Cuando todo esto pase tendremos que aprender a socializar de nuevo, a conectar por las vías del afecto más absoluto con familiares y amigos. Nadie nos preparó para esto. Nadie nos avisó. Nos lo soltaron de sopetón y de la noche a la mañana, no sólo sufrimos el más que necesario confinamiento; de la noche a la mañana también se han confinado en el recuerdo los besos, los abrazos, las manifestaciones de cariño. Sólo nos queda el aplauso, también en la distancia, desde el balcón de casa, como merecido tributo a todos los que de buena mañana acuden a sus puestos de trabajo para atender nuestras necesidades, nuestras urgencias, nuestro dolor, nuestra angustia, nuestra incertidumbre.

La necesaria distancia social nos limita como personas. Es tremendo tener a tu madre al lado y no darle un beso y un achuchón por temor. Es horrible que una madre no pueda besar a sus hijos, que una mujer ponga distancia con su marido, que los vecinos se saluden por WhatsApp o por la ventana y que si una amiga tarda en coger el teléfono pienses de inmediato lo peor. Esta zozobra no es buena para nuestra salud. Esta zozobra nos apaga lentamente. Aunque cada quien mantenga el tipo hay en el ambiente y en el fuero interno de cada uno mucha tristeza contenida, mucha pena solapada, mucho temor, mucho de todo y todo malo aunque sigamos pintándonos sonrisas.

El contacto cercano de antes pertenece al pasado. En el presente, ni por ensoñación, porque nos han dicho que el coronavirus se propaga principalmente por el contacto. Cuan crueles, a la vez que necesarias, son las medidas de distanciamiento.
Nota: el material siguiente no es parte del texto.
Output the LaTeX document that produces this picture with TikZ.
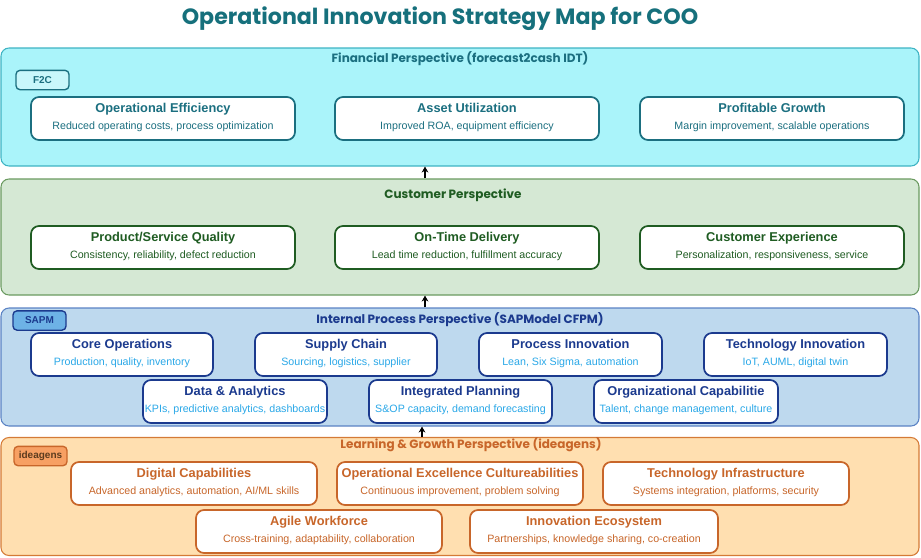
\documentclass[tikz,border=0pt]{standalone}
\usepackage{fontspec}
\setmainfont{Liberation Sans}
\newfontfamily\headfont{Poppins}
\usepackage{tikz}
\usetikzlibrary{arrows.meta}
\usetikzlibrary{positioning}
\definecolor{titleteal}{HTML}{16707C}
\definecolor{finfill}{HTML}{AAF4FA}
\definecolor{finline}{HTML}{3DB3C3}
\definecolor{findark}{HTML}{1B6F80}
\definecolor{finbadge}{HTML}{C9F7FB}
\definecolor{custfill}{HTML}{D5E8D4}
\definecolor{custline}{HTML}{6A9A60}
\definecolor{custdark}{HTML}{1F5C22}
\definecolor{intfill}{HTML}{BED9EE}
\definecolor{intline}{HTML}{5A82C4}
\definecolor{intdark}{HTML}{1B3A8E}
\definecolor{intsub}{HTML}{2AA8E8}
\definecolor{intbadge}{HTML}{6DB2E6}
\definecolor{learnfill}{HTML}{FFDFB0}
\definecolor{learnline}{HTML}{D47A36}
\definecolor{learndark}{HTML}{C8662A}
\definecolor{learnbadge}{HTML}{F7A063}
\definecolor{learnbadgetext}{HTML}{5C3B1E}
\tikzset{panel box/.style={draw,
                           rectangle,
                           rounded corners=6pt,
                           line width=0.8pt,
                           inner sep=0pt}}
\tikzset{item box/.style={draw,
                          rectangle,
                          rounded corners=6pt,
                          line width=1.3pt,
                          fill=white,
                          inner sep=0pt,
                          minimum height=32.25pt}}
\tikzset{badge box/.style={draw,
                           rectangle,
                           rounded corners=3pt,
                           line width=1pt,
                           inner sep=0pt,
                           minimum width=39.75pt,
                           minimum height=14.5pt,
                           font=\bfseries\fontsize{7.5}{9}\selectfont}}
\tikzset{panel title/.style={font=\headfont\bfseries\fontsize{9}{11}\selectfont}}
\tikzset{flow/.style={draw,
                      line width=1.2pt,
                      -{Stealth[length=4.5pt,width=5pt]}}}
\newcommand{\HEAD}{\bfseries\fontsize{9.6}{11}\selectfont}
\newcommand{\SUB}{\fontsize{8}{9.5}\selectfont}

\begin{document}
\begin{tikzpicture}
      [
      x=0.75pt,y=-0.75pt,
      item head/.style={anchor=base,font=\HEAD},
      item text/.style={anchor=base,font=\SUB},
      ]
      \useasboundingbox (0,0) rectangle (921,557);

      % title
      \node [font=\headfont\bfseries\fontsize{16.6}{19}\selectfont,text=titleteal] (title) at (440,19)
      {Operational Innovation Strategy Map for COO};

      % panels
      \node [panel box,fill=finfill,draw=finline,minimum width=688.5pt,minimum height=88.5pt] (fin) at (460,107) {};
      \node [panel box,fill=custfill,draw=custline,minimum width=688.5pt,minimum height=87pt] (cust) at (460,237) {};
      \node [panel box,fill=intfill,draw=intline,minimum width=688.5pt,minimum height=88.5pt] (int) at (460,367) {};
      \node [panel box,fill=learnfill,draw=learnline,minimum width=688.5pt,minimum height=88.5pt] (learn) at (460,496.5) {};

      \node [panel title,text=findark] (fin title) at (460,59) {Financial Perspective (forecast2cash IDT)};
      \node [panel title,text=custdark] (cust title) at (453,195) {Customer Perspective};
      \node [panel title,text=intdark] (int title) at (460,320) {Internal Process Perspective (SAPModel CFPM)};
      \node [panel title,text=learndark] (learn title) at (471,445) {Learning \& Growth Perspective (ideagens)};

      % badges
      \node [badge box,fill=finbadge,draw=findark,text=findark] (f2c) at (42.5,80) {F2C};
      \node [badge box,fill=intbadge,draw=intdark,text=intdark] (sapm) at (39.5,320.5) {SAPM};
      \node [badge box,fill=learnbadge,draw=learndark,text=learnbadgetext] (ideagens) at (40.5,456) {ideagens};

      % financial boxes
      \foreach \n/\xa/\xb/\ya/\hd/\tx in
      {
      effic/31/295/97/{Operational Efficiency}/{Reduced operating costs, process optimization},
      asset/335/599/97/{Asset Utilization}/{Improved ROA, equipment efficiency},
      growth/640/904/97/{Profitable Growth}/{Margin improvement, scalable operations}
      }
      {
      \node [item box,draw=findark,minimum width={(\xb-\xa)*0.75pt}] (\n) at ({(\xa+\xb)/2},{\ya+21.5}) {};
      \node [below=12pt of \n.north,item head,text=findark] (\n hd) {\hd};
      \node [below=24.75pt of \n.north,item text,text=findark] (\n tx) {\tx};
      }

      % customer boxes
      \foreach \n/\xa/\xb/\ya/\hd/\tx in
      {
      quality/31/295/226/{Product/Service Quality}/{Consistency, reliability, defect reduction},
      delivery/335/599/226/{On-Time Delivery}/{Lead time reduction, fulfillment accuracy},
      experience/640/904/226/{Customer Experience}/{Personalization, responsiveness, service}
      }
      {
      \node [item box,draw=custdark,minimum width={(\xb-\xa)*0.75pt}] (\n) at ({(\xa+\xb)/2},{\ya+21.5}) {};
      \node [below=12pt of \n.north,item head,text=custdark] (\n hd) {\hd};
      \node [below=24.75pt of \n.north,item text,text=custdark] (\n tx) {\tx};
      }

      % internal process boxes
      \foreach \n/\xa/\xb/\ya/\hd/\tx in
      {
      core/31/213/333/{Core Operations}/{Production, quality, inventory},
      supply/255/437/333/{Supply Chain}/{Sourcing, logistics, supplier},
      process/479/662/333/{Process Innovation}/{Lean, Six Sigma, automation},
      techinno/704/887/333/{Technology Innovation}/{IoT, AUML, digital twin},
      data/143/327/380/{Data \& Analytics}/{KPIs, predictive analytics, dashboards},
      planning/369/552/380/{Integrated Planning}/{S\&OP capacity, demand forecasting},
      orgcap/594/778/380/{Organizational Capabilitie}/{Talent, change management, culture}
      }
      {
      \node [item box,draw=intdark,minimum width={(\xb-\xa)*0.75pt}] (\n) at ({(\xa+\xb)/2},{\ya+21.5}) {};
      \node [below=12pt of \n.north,item head,text=intdark] (\n hd) {\hd};
      \node [below=24.75pt of \n.north,item text,text=intsub] (\n tx) {\tx};
      }

      % learning boxes
      \foreach \n/\xa/\xb/\ya/\hd/\tx in
      {
      digital/71/317/462/{Digital Capabilities}/{Advanced analytics, automation, AI/ML skills},
      culture/337/583/462/{Operational Excellence Cultureabilities}/{Continuous improvement, problem solving},
      infra/603/849/462/{Technology Infrastructure}/{Systems integration, platforms, security},
      agile/196/442/510/{Agile Workforce}/{Cross-training, adaptability, collaboration},
      ecosys/470/718/510/{Innovation Ecosystem}/{Partnerships, knowledge sharing, co-creation}
      }
      {
      \node [item box,draw=learndark,minimum width={(\xb-\xa)*0.75pt}] (\n) at ({(\xa+\xb)/2},{\ya+21.5}) {};
      \node [below=12pt of \n.north,item head,text=learndark] (\n hd) {\hd};
      \node [below=24.75pt of \n.north,item text,text=learndark] (\n tx) {\tx};
      }

      % arrows
      \draw [flow] ([xshift=-26.25pt]cust.north) -- ([xshift=-26.25pt]fin.south);
      \draw [flow] ([xshift=-26.25pt]int.north) -- ([xshift=-26.25pt]cust.south);
      \draw [flow] ([xshift=-28.5pt]learn.north) -- ([xshift=-28.5pt]int.south);

    \end{tikzpicture}
\end{document}
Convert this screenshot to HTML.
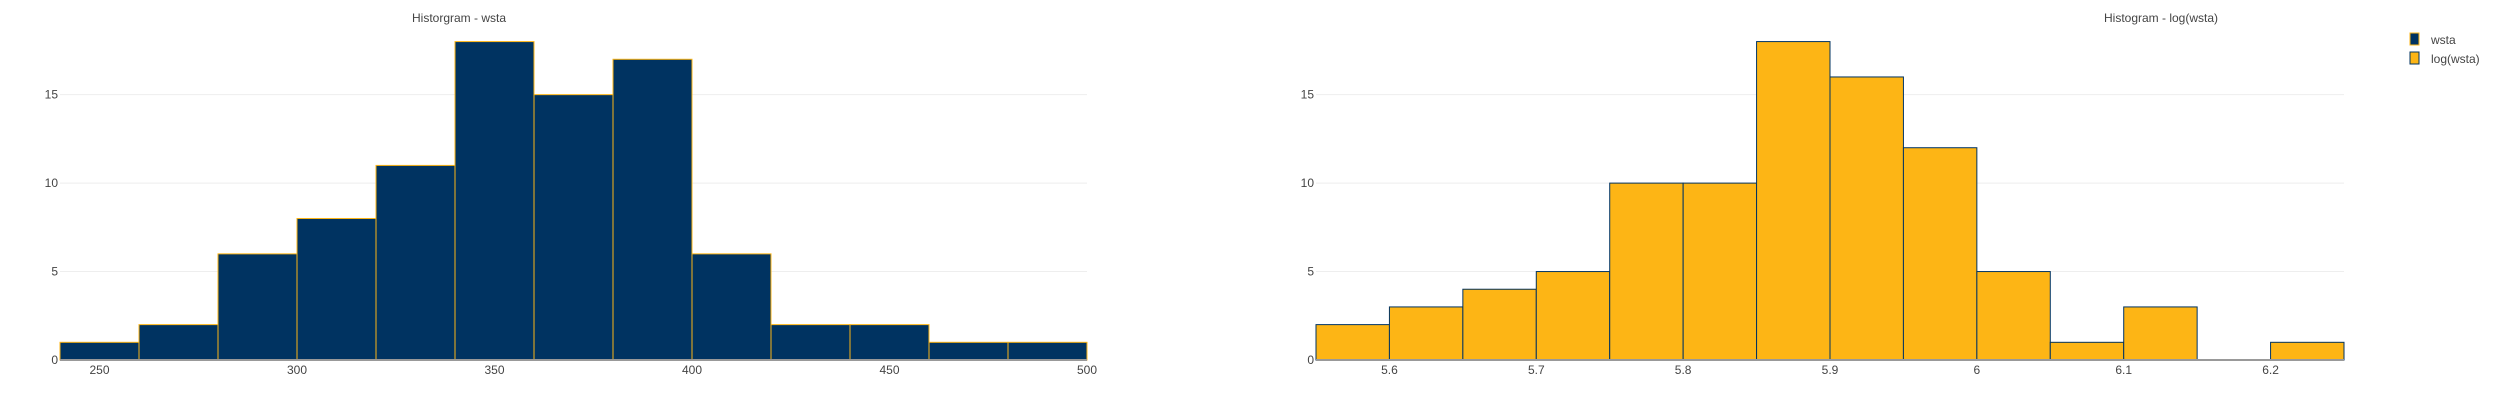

Si supiéramos que haciendo todo lo que nos recomiendan que hagamos, el virus iba a pasar de largo... Lo lamentable es que nadie tiene esa certeza. Dios podría, porque es Dios. En la fe es donde muchos creyentes estamos encontrando la certeza que nos falta. Mi amiga Mercedes Morán me enviaba hace unos días en un audio, una reflexión hermosa, profunda, cargada de sentimientos y de gratitud hacia quien realmente tenemos que estar agradecidos: Dios Nuestro Señor.

Mercedes reconoce que a lo largo de su existencia, como a lo largo de la existencia de la mayoría, "no han faltado momentos de desánimo y frustración". Hay que saber combatirlos: "Resistí, desistí, volví y me atreví. Y aquí estoy". Estamos resistiendo pero estoy segura que a lo largo de este largo paréntesis en nuestras vidas, habrá momentos para desistir, como los habrá para volver, para enderezar el ánimo, para hacer de la solidaridad un estímulo, y para atreverse a vencer está tristeza que nos empieza a embargar a tantos. Estoy pensando en los que se van sin el roce de amor de los suyos. ¡Dios, que fuerte! ¡Nos estás poniendo a prueba!

Hago mía la reflexión final de Mercedes, me lo pide el corazón: "Hoy, cuando todo anda mal quiero acercarme a ti para darte las gracias por todo, por lo grande y por lo pequeño, por lo imprescindible y lo insignificante. Gracias, Señor, porque sigues siendo en el hoy difícil que vivimos, mi escudo y baluarte". Gracias, Señor, por este nuevo día, por estar ahí, por no practicar conmigo esa distancia social que nos recomiendan.